A debatedora Giovanna Valentim, da Conectas Direitos Humanos, trouxe contribuições sobre o GBR. Para ela, tanto o GBR quanto o RASA são ferramentas fundamentais para a sociedade civil, permitindo identificar interlocutores, pautas prioritárias e estratégias para construir relações mais saudáveis com o setor bancário, e eles apresentam resultados parecidos inclusive em termos de pontuação. Giovanna também enfatizou o papel da Conectas na análise de direitos humanos, meio ambiente e mudanças climáticas dentro do GBR, aspectos que, apesar de integrarem a agenda ASG, não são priorizados. Sobre a governança socioambiental dos bancos, mencionou que chama atenção a pouca transparência nesse tema fundamental para avaliar a capacidade institucional de uma instituição implementar suas políticas.
Outros participantes também contribuíram com questões e reflexões sobre o avanço na agenda ASG. Karina Feliciano, do IDEC, apontou a necessidade de ampliar a transparência de relatórios e informações públicas, incluindo detalhes sobre metas e comprovações de sua efetividade. Thaís Bannwart, do Greenpeace Brasil, levantou um questionamento sobre a compatibilidade do capitalismo com a regulação socioambiental, considerando sua lógica de maximização do lucro. Luciane Moessa respondeu que, se bem administradas, essas iniciativas não comprometem a lucratividade, embora exijam mais trabalho e ações de capacitação. Defendeu a necessidade de mais regulação e capacitação, inclusive na administração superior, e maior transparência de dados ambientais para uso do setor financeiro.

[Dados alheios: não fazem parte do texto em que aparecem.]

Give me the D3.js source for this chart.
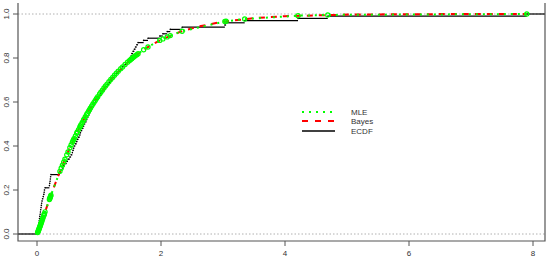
<!DOCTYPE html>
<html>
<head>
<meta charset="utf-8">
<script src="https://cdn.jsdelivr.net/npm/d3@7"></script>
<style>
  body { margin: 0; background: #fff; }
  svg { display: block; font-family: "Liberation Sans", Arial, sans-serif; }
</style>
</head>
<body>
<div id="chart"></div>
<script>
const sample = [
  0.01, 0.015, 0.02, 0.025, 0.03, 0.035, 0.04, 0.045, 0.05, 0.055,
  0.06, 0.065, 0.07, 0.075, 0.08, 0.09, 0.10, 0.11, 0.115, 0.12,
  0.13, 0.20, 0.205, 0.21, 0.215, 0.22, 0.225,
  0.37, 0.39, 0.41, 0.43, 0.45, 0.48, 0.50, 0.53, 0.55, 0.57,
  0.58, 0.59, 0.60, 0.62, 0.64, 0.65, 0.67, 0.69, 0.70, 0.71,
  0.73, 0.75, 0.76, 0.78, 0.80, 0.81, 0.83, 0.845, 0.86, 0.88,
  0.90, 0.92, 0.94, 0.96, 0.98, 1.01, 1.03, 1.055, 1.08, 1.105,
  1.13, 1.16, 1.19, 1.22, 1.25, 1.28, 1.31, 1.35, 1.38, 1.42,
  1.46, 1.49, 1.51, 1.52, 1.53, 1.55, 1.57, 1.59, 1.61, 1.63,
  1.72, 1.79, 1.98, 2.03, 2.10, 2.15, 2.34, 3.03, 3.05, 3.35, 4.21, 4.69, 7.90
];

// CDF ajustee (MLE) aux points de l'echantillon
const mleCdf = [
  0.0063, 0.0098, 0.0134, 0.0171, 0.0209, 0.0247, 0.0286, 0.0325, 0.0364, 0.0403,
  0.0443, 0.0483, 0.0522, 0.0563, 0.0602, 0.0683, 0.0763, 0.0844, 0.0885, 0.0925,
  0.1006, 0.1566, 0.1605, 0.1644, 0.1683, 0.1723, 0.1762,
  0.2847, 0.2988, 0.3127, 0.3265, 0.3399, 0.3598, 0.3728, 0.3919, 0.4045, 0.4166,
  0.4226, 0.4286, 0.4345, 0.4462, 0.4577, 0.4634, 0.4746, 0.4856, 0.4909, 0.4965,
  0.5071, 0.5175, 0.5228, 0.5327, 0.5426, 0.5476, 0.5572, 0.5643, 0.5713, 0.5805,
  0.5896, 0.5985, 0.6071, 0.6156, 0.6239, 0.6362, 0.6441, 0.6538, 0.6633, 0.6725,
  0.6814, 0.6919, 0.7021, 0.7119, 0.7215, 0.7307, 0.7397, 0.7512, 0.7595, 0.7703,
  0.7805, 0.7879, 0.7927, 0.7951, 0.7974, 0.8020, 0.8065, 0.8109, 0.8152, 0.8195,
  0.8373, 0.8501, 0.8800, 0.8868, 0.8958, 0.9018, 0.9217, 0.9661, 0.9669, 0.9772, 0.9923, 0.9958, 0.9999
];

// CDF bayesienne (grille plus grossiere)
const bayesX = [0.01, 0.05, 0.10, 0.15, 0.20, 0.30, 0.40, 0.50, 0.60, 0.70, 0.80, 0.90, 1.0,
  1.2, 1.4, 1.6, 1.8, 2.0, 2.3, 2.6, 3.0, 3.5, 4.0, 5.0, 6.0, 7.0, 7.9];
const bayesCdf = [0.0063, 0.0364, 0.0763, 0.1167, 0.1566, 0.2336, 0.3058, 0.3728, 0.4345, 0.4909,
  0.5426, 0.5896, 0.6321, 0.7054, 0.7650, 0.8130, 0.8518, 0.8828, 0.9179, 0.9428,
  0.9649, 0.9811, 0.9899, 0.9972, 0.9992, 0.9998, 0.9999];

const xTicks = [0, 2, 4, 6, 8];
const yTicks = [0.0, 0.2, 0.4, 0.6, 0.8, 1.0];
const legendLabels = ["MLE", "Bayes", "ECDF"];

const W = 550, H = 258;
const bLeft = 18, bRight = 545, bTop = 3, bBottom = 241;

const svg = d3.select("#chart").append("svg")
  .attr("width", W).attr("height", H);

const x = d3.scaleLinear().domain([0, 8]).range([37, 533]);
const y = d3.scaleLinear().domain([0, 1]).range([234, 14]);

// lignes pointillees a 0 et 1
svg.selectAll("line.ref")
  .data([0, 1])
  .enter().append("line")
  .attr("x1", bLeft).attr("x2", bRight)
  .attr("y1", d => y(d)).attr("y2", d => y(d))
  .attr("stroke", "#b0b0b0")
  .attr("stroke-width", 1)
  .attr("stroke-dasharray", "1.5,2");

// ECDF : segments horizontaux
const n = sample.length;
const steps = [{ x0: x.invert(bLeft), x1: sample[0], v: 0 }];
sample.forEach((s, i) => {
  steps.push({ x0: s, x1: i < n - 1 ? sample[i + 1] : x.invert(bRight), v: (i + 1) / n });
});

svg.append("g").selectAll("line")
  .data(steps)
  .enter().append("line")
  .attr("x1", d => x(d.x0)).attr("x2", d => x(d.x1))
  .attr("y1", d => y(d.v)).attr("y2", d => y(d.v))
  .attr("stroke", "#000")
  .attr("stroke-width", 1.2);

svg.append("g").selectAll("circle")
  .data(sample)
  .enter().append("circle")
  .attr("cx", d => x(d))
  .attr("cy", (d, i) => y((i + 1) / n))
  .attr("r", 0.8)
  .attr("fill", "#000");

// Bayes : tirets rouges
svg.append("path")
  .datum(bayesX.map((d, i) => [d, bayesCdf[i]]))
  .attr("d", d3.line().x(d => x(d[0])).y(d => y(d[1])))
  .attr("fill", "none")
  .attr("stroke", "#ff0000")
  .attr("stroke-width", 2)
  .attr("stroke-dasharray", "6,6");

// MLE : pointilles verts + cercles
svg.append("path")
  .datum(sample.map((d, i) => [d, mleCdf[i]]))
  .attr("d", d3.line().x(d => x(d[0])).y(d => y(d[1])))
  .attr("fill", "none")
  .attr("stroke", "#00ff00")
  .attr("stroke-width", 2)
  .attr("stroke-dasharray", "2,5");

svg.append("g").selectAll("circle")
  .data(sample)
  .enter().append("circle")
  .attr("cx", d => x(d))
  .attr("cy", (d, i) => y(mleCdf[i]))
  .attr("r", 2.1)
  .attr("fill", "none")
  .attr("stroke", "#00ff00")
  .attr("stroke-width", 1.2);

// cadre : gauche, bas, droite
svg.append("path")
  .attr("d", `M${bLeft},${bTop}V${bBottom}H${bRight}V${bTop}`)
  .attr("fill", "none")
  .attr("stroke", "#555")
  .attr("stroke-width", 1.2);

// axe x
const gx = svg.append("g");
gx.selectAll("line").data(xTicks).enter().append("line")
  .attr("x1", d => x(d)).attr("x2", d => x(d))
  .attr("y1", bBottom).attr("y2", bBottom + 5)
  .attr("stroke", "#555");
gx.selectAll("text").data(xTicks).enter().append("text")
  .attr("x", d => x(d)).attr("y", 256)
  .attr("text-anchor", "middle")
  .attr("font-size", 8)
  .attr("fill", "#333")
  .text(d => d);

// axe y
const gy = svg.append("g");
gy.selectAll("line").data(yTicks).enter().append("line")
  .attr("x1", bLeft - 5).attr("x2", bLeft)
  .attr("y1", d => y(d)).attr("y2", d => y(d))
  .attr("stroke", "#555");
gy.selectAll("text").data(yTicks).enter().append("text")
  .attr("transform", d => `translate(9,${y(d)}) rotate(-90)`)
  .attr("text-anchor", "middle")
  .attr("font-size", 8)
  .attr("fill", "#333")
  .text(d => d.toFixed(1));

// legende
const leg = svg.append("g");
const legY = [112, 121, 131];
const legStyle = [
  { c: "#00ff00", w: 2, dash: "2,5" },
  { c: "#ff0000", w: 2, dash: "6,7" },
  { c: "#000", w: 1.5, dash: null }
];
legendLabels.forEach((lab, i) => {
  leg.append("line")
    .attr("x1", 302).attr("x2", 335)
    .attr("y1", legY[i]).attr("y2", legY[i])
    .attr("stroke", legStyle[i].c)
    .attr("stroke-width", legStyle[i].w)
    .attr("stroke-dasharray", legStyle[i].dash);
  leg.append("text")
    .attr("x", 351).attr("y", legY[i] + 3)
    .attr("font-size", 8)
    .attr("fill", "#333")
    .text(lab);
});
</script>
</body>
</html>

Marcos Woortmann finalizou sua participação, destacando que a área ambiental tem sido vítima de retrocessos, tornando essencial a firmeza da sociedade civil e a ocupação de espaços multilaterais. Alertou para a importância de decisões diárias concretas, como a escolha de instituições bancárias alinhadas a práticas sustentáveis. Também mencionou que o negacionismo e a desesperança são estratégias a serem combatidas, pois processos podem ser corrigidos e revertidos quando há informação bem construída, como as geradas pelo RASA e redes da sociedade civil. Já Giovanna reforçou que a construção de dados é um esforço coletivo para viabilizar caminhos de ação conjunta. Ressaltou que as iniciativas individuais das organizações, ao se interconectarem, criam redes mais amplas e eficazes, onde decisões individuais (tais como as de consumo de serviços financeiros) podem se transformar em movimentos coletivos de impacto significativo.